Thursday, January 10, 2013

Love and rehabilitation

"You hate him. Good. Then the time has come for you to take the last step. You must love Big Brother. It is not enough yo obey him: you must love him." 295

Spooky stuff as we reach the end of page 295. For this nearing the final pages of the book and for some flipping back frantically as I did, I'd like to discuss this whole idea of Winston's time in the Ministry of Love as a "curing" process. O'Brien as we know from the reading is not there to get information out of Winston and is not there for a confession, for as we know Big Brother already is all knowing and all powerful.
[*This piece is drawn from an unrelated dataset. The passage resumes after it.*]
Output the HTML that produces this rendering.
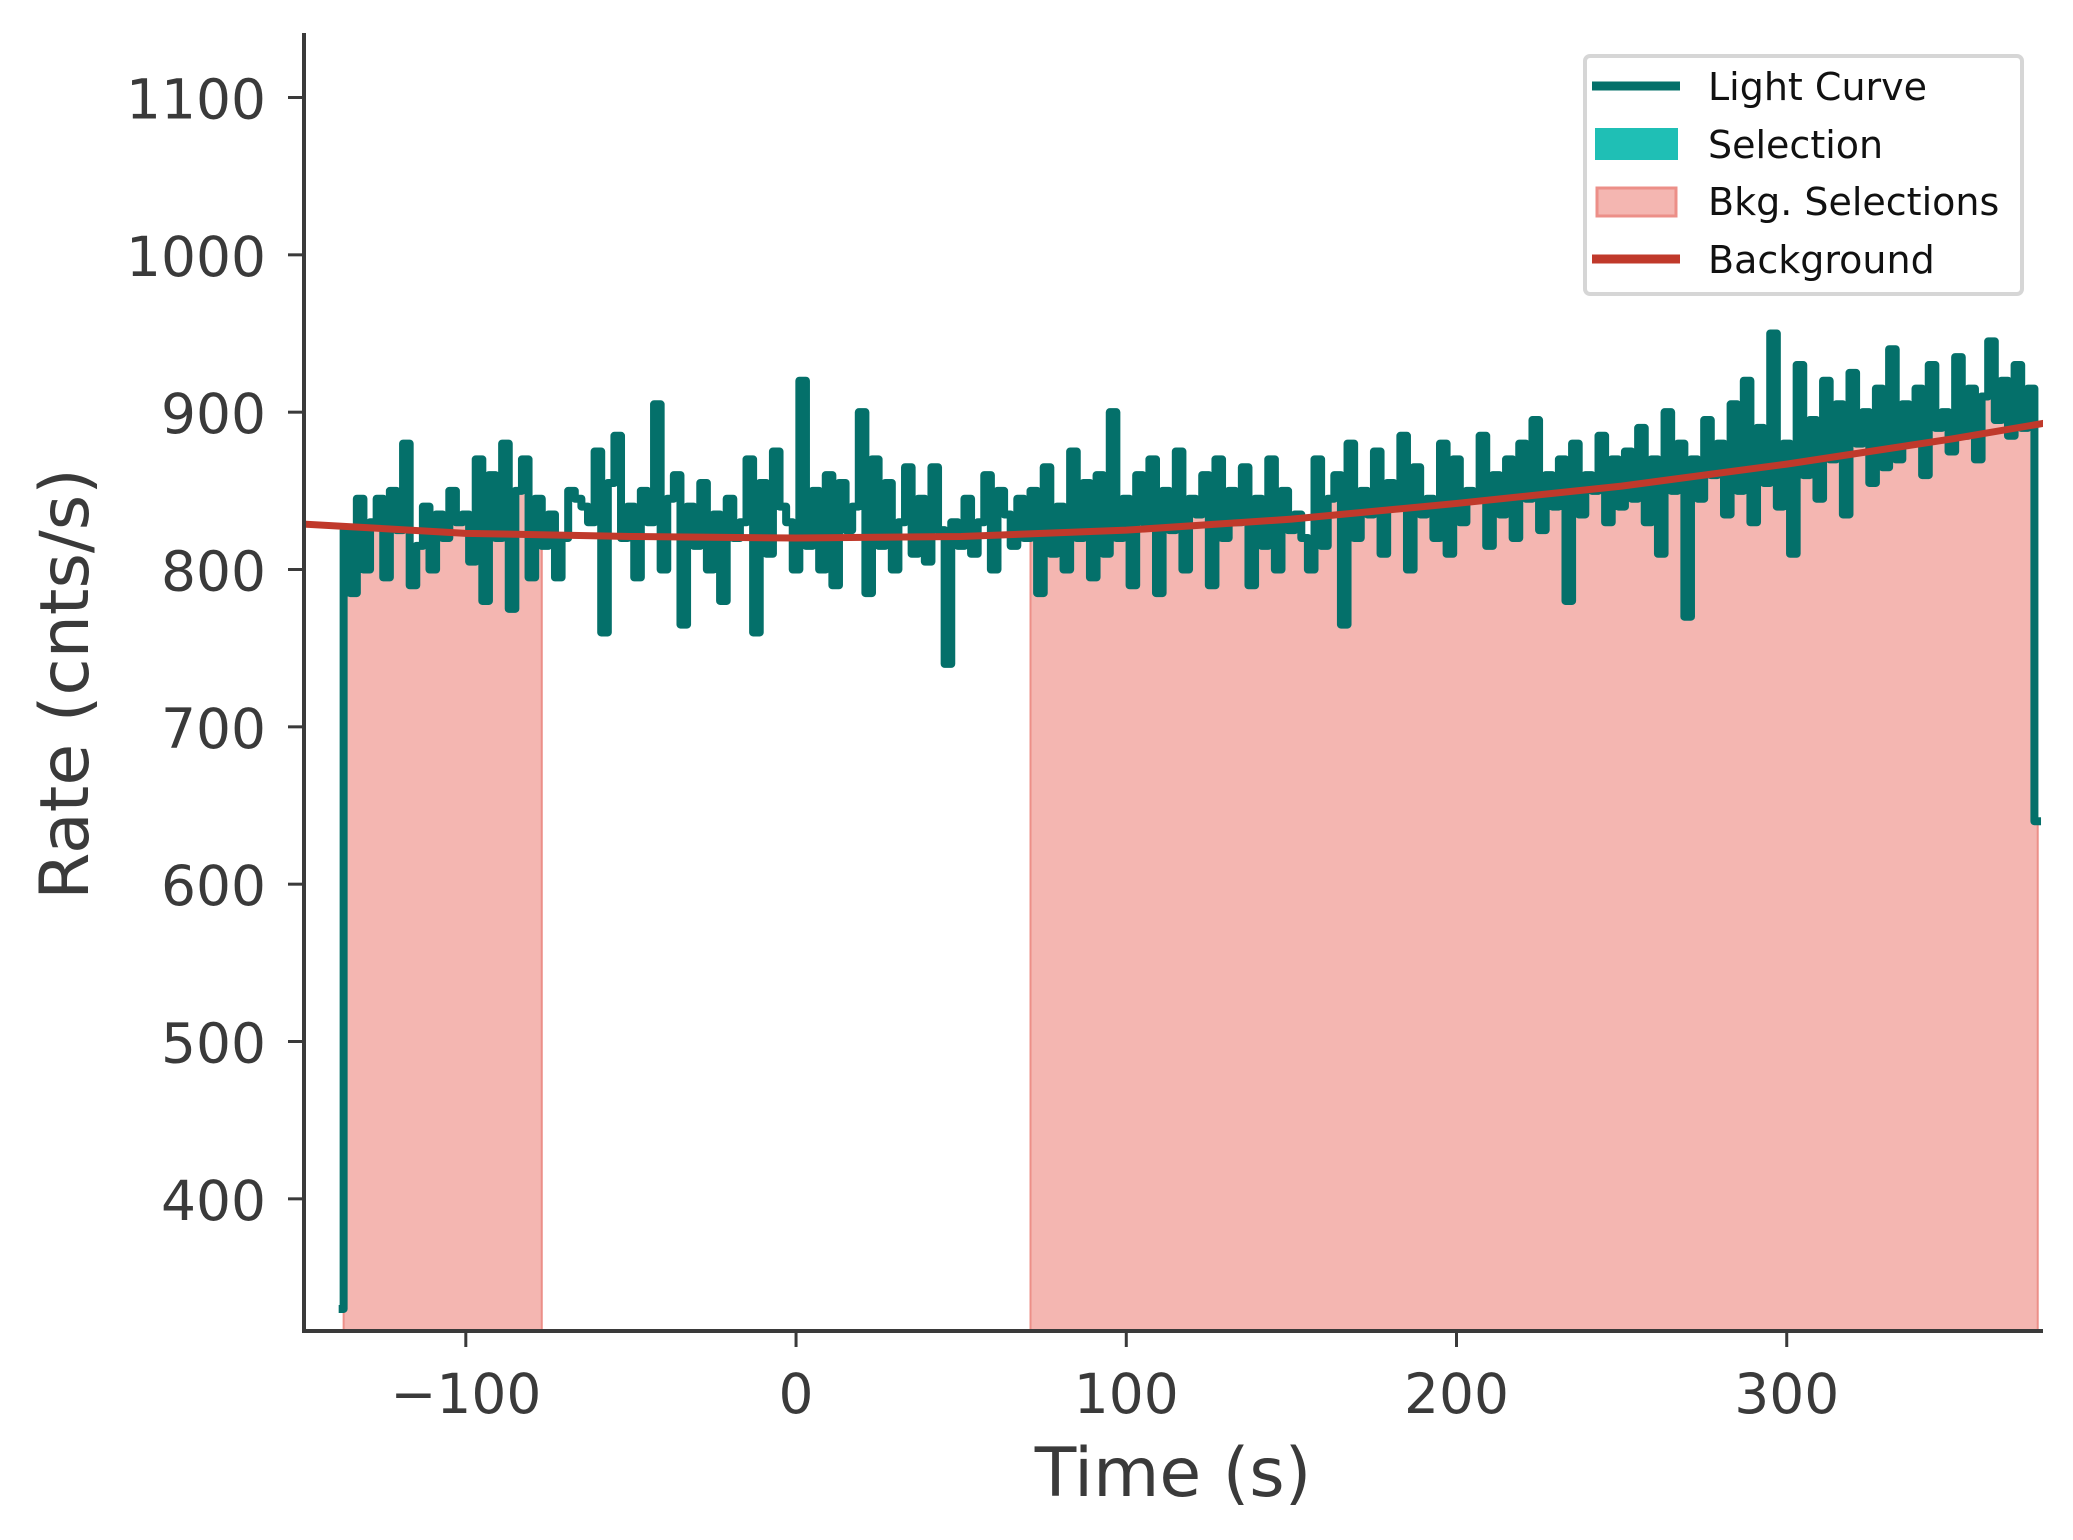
<!DOCTYPE html>
<html><head><meta charset="utf-8">
<style>
html,body{margin:0;padding:0;background:#fff;}
svg{display:block;font-family:"DejaVu Sans","Liberation Sans",sans-serif;}
</style></head>
<body>
<svg id="chart" width="2073" height="1540" viewBox="0 0 2073 1540" xmlns="http://www.w3.org/2000/svg">
<defs><clipPath id="plotclip"><rect x="304" y="33" width="1739" height="1298"/></clipPath></defs>
<g id="fills" clip-path="url(#plotclip)"></g>
<g id="lc" clip-path="url(#plotclip)"></g>
<g id="bk" clip-path="url(#plotclip)"></g>
<g id="axes"></g>
<text x="1173" y="1496" font-size="68" fill="#3a3a3a" text-anchor="middle">Time (s)</text>
<text transform="translate(88,684) rotate(-90)" font-size="68" fill="#3a3a3a" text-anchor="middle">Rate (cnts/s)</text>
<g>
<rect x="1585" y="56" width="437" height="238" rx="5" fill="#fff" stroke="#d6d6d6" stroke-width="4"/>
<line x1="1592" y1="86" x2="1680" y2="86" stroke="#04706a" stroke-width="9"/>
<text x="1708" y="100" font-size="38" fill="#111">Light Curve</text>
<rect x="1595" y="128" width="83" height="32" fill="#1fbfb5"/>
<text x="1708" y="158" font-size="38" fill="#111">Selection</text>
<rect x="1597" y="188" width="79" height="28" fill="#f4b6b1" stroke="#ec8f88" stroke-width="3"/>
<text x="1708" y="215" font-size="38" fill="#111">Bkg. Selections</text>
<line x1="1592" y1="259" x2="1680" y2="259" stroke="#c0392b" stroke-width="9"/>
<text x="1708" y="273" font-size="38" fill="#111">Background</text>
</g>
</svg>
<script>
const t0 = -137;
const binWidth = 2;
const preValue = 330;
const rates = [
825,785,845,800,830,845,795,850,825,880,790,815,840,800,835,820,850,830,835,805,870,780,860,820,880,775,850,870,795,845,
815,835,795,820,850,845,840,830,875,760,855,885,820,840,795,850,830,905,800,845,860,765,840,815,855,800,835,780,845,820,830,870,760,855,810,875,840,830,800,
920,815,850,800,860,790,855,825,840,900,785,870,815,855,800,830,865,810,845,805,865,825,740,830,815,845,810,830,860,800,850,835,815,845,820,
850,785,865,810,840,800,875,820,855,795,860,810,900,820,845,790,860,830,870,785,850,825,875,800,845,835,860,790,870,820,850,830,865,790,845,815,870,800,850,825,
835,820,800,870,815,845,860,765,880,820,850,835,875,810,855,840,885,800,865,835,845,820,880,810,870,830,850,845,885,815,860,835,870,820,880,845,895,825,860,840,870,780,880,835,860,850,885,830,870,840,
875,845,890,830,870,810,900,850,880,770,870,845,895,860,880,835,905,850,920,830,890,855,950,840,880,810,930,860,895,845,920,870,905,835,925,880,900,855,915,865,940,870,905,880,915,860,930,890,900,875,935,885,915,870,910,945,895,920,885,930,890,915,640];
const bkgRanges = [[-137,-77],[71,376]];
const bkgTimes = [-150,-100,-50,0,50,100,150,200,250,300,350,378];
const bkgRates = [829,823,821,820,821,825,832,842,853,867,883,893];
const xTicks = [-100,0,100,200,300];
const xTickLabels = ["\u2212100","0","100","200","300"];
const yTicks = [400,500,600,700,800,900,1000,1100];
const yTickLabels = ["400","500","600","700","800","900","1000","1100"];

const X0=304,X1=2043,Y0=1331,Y1=33, xmin=-149,xmax=377.6,ymin=316,ymax=1141;
const sx=v=>X0+(v-xmin)/(xmax-xmin)*(X1-X0);
const sy=v=>Y0-(v-ymin)/(ymax-ymin)*(Y0-Y1);
const NS="http://www.w3.org/2000/svg";
function mk(tag,attrs,parent){const e=document.createElementNS(NS,tag);for(const k in attrs)e.setAttribute(k,attrs[k]);parent.appendChild(e);return e;}

const fills=document.getElementById('fills');
bkgRanges.forEach((r,i)=>{
  let d=`M${sx(r[0])},${Y0}`;
  for(let k=0;k<rates.length;k++){
    const a=t0+k*binWidth,b=a+binWidth;
    const lo=Math.max(a,r[0]),hi=Math.min(b,r[1]);
    if(hi<=lo)continue;
    d+=` L${sx(lo)},${sy(rates[k])} L${sx(hi)},${sy(rates[k])}`;
  }
  d+=` L${sx(r[1])},${Y0} Z`;
  const p=mk('path',{d:d,fill:'#f4b6b1',stroke:'#ec8f88','stroke-width':2},fills);
  
  
});

const lc=document.getElementById('lc');
let d=`M${sx(t0-1.5)},${sy(preValue)} L${sx(t0)},${sy(preValue)}`;
for(let k=0;k<rates.length;k++){
  const a=t0+k*binWidth;
  d+=` L${sx(a)},${sy(rates[k])} L${sx(a+binWidth)},${sy(rates[k])}`;
}
const lcp=mk('path',{d:d,fill:'none',stroke:'#04706a','stroke-width':8,'stroke-linejoin':'round'},lc);



const bk=document.getElementById('bk');
let bd='';
bkgTimes.forEach((t,i)=>{bd+=(i?' L':'M')+sx(t)+','+sy(bkgRates[i]);});
const bkp=mk('path',{d:bd,fill:'none',stroke:'#c0392b','stroke-width':7},bk);



const ax=document.getElementById('axes');
const ly=mk('line',{x1:X0,y1:Y1,x2:X0,y2:Y0+2,stroke:'#3a3a3a','stroke-width':4},ax);


const lx=mk('line',{x1:X0-2,y1:Y0,x2:X1,y2:Y0,stroke:'#3a3a3a','stroke-width':4},ax);


xTicks.forEach((v,i)=>{
  const t=mk('line',{x1:sx(v),y1:Y0,x2:sx(v),y2:Y0+16,stroke:'#3a3a3a','stroke-width':3},ax);
  
  
  const l=mk('text',{x:sx(v),y:Y0+82,'font-size':55,fill:'#3a3a3a','text-anchor':'middle'},ax);
  l.textContent=xTickLabels[i];
  
  
});
yTicks.forEach((v,i)=>{
  const t=mk('line',{x1:X0-16,y1:sy(v),x2:X0,y2:sy(v),stroke:'#3a3a3a','stroke-width':3},ax);
  
  
  const l=mk('text',{x:266,y:sy(v)+21,'font-size':55,fill:'#3a3a3a','text-anchor':'end'},ax);
  l.textContent=yTickLabels[i];
  
  
});
</script>
</body></html>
But instead he is there for rehabilitation so to speak, in our minds it is a backwards sort of rehabilitation in that he is being taught that black is white and 2+2=5. Now the answer to the why is already answered, unfortunately we weren't left with something so interesting to discuss but my question is will Winston be cured? Or will he still live on hating Big Brother, or will the love supersede the hate? As a discussion that came up in class earlier on; what is stronger, love or hate? Winston has a strange bond with O'Brien, do you think this will play or has played an affect on his rehabilitation process?

1 comment:

  1. This is definitely a question worth a huge discussion in our class. What will happen to Winston. For those who have read ahead, the conclusion is immense. For before reading I read on to after page 295, I think that Winston won't be cured. I have the prediction that we will become what he was. His memory foggy, and his mindset to be still against the Party. I feel that it's a cycle. Because to me, ever since the beginning of the book, I was always wondering why Winston or how Winston always seemed to remember the most significant events of his younger life. I can understand that some of those memories can be hard to obtain, but it was a large of amount of things that he could not remember. His own mother, for example. I feel as if after being in Room 101, and after O'Brien is done with him, he returns back to society, assumed that he is cured, but always coming back to the reality of the Big Brother being a phony. O'Brien once said to Winston : "We shall meet in the place where there is no darkness," (27). My theory is that O'Brien has been trying to crack Winston for so long, and hasn't been succeeding. Therefore, he tries and tries again. Again, this is a theory. And there isn't much backbone to my theory. But I feel that there's something about at the end that is going to really shock us.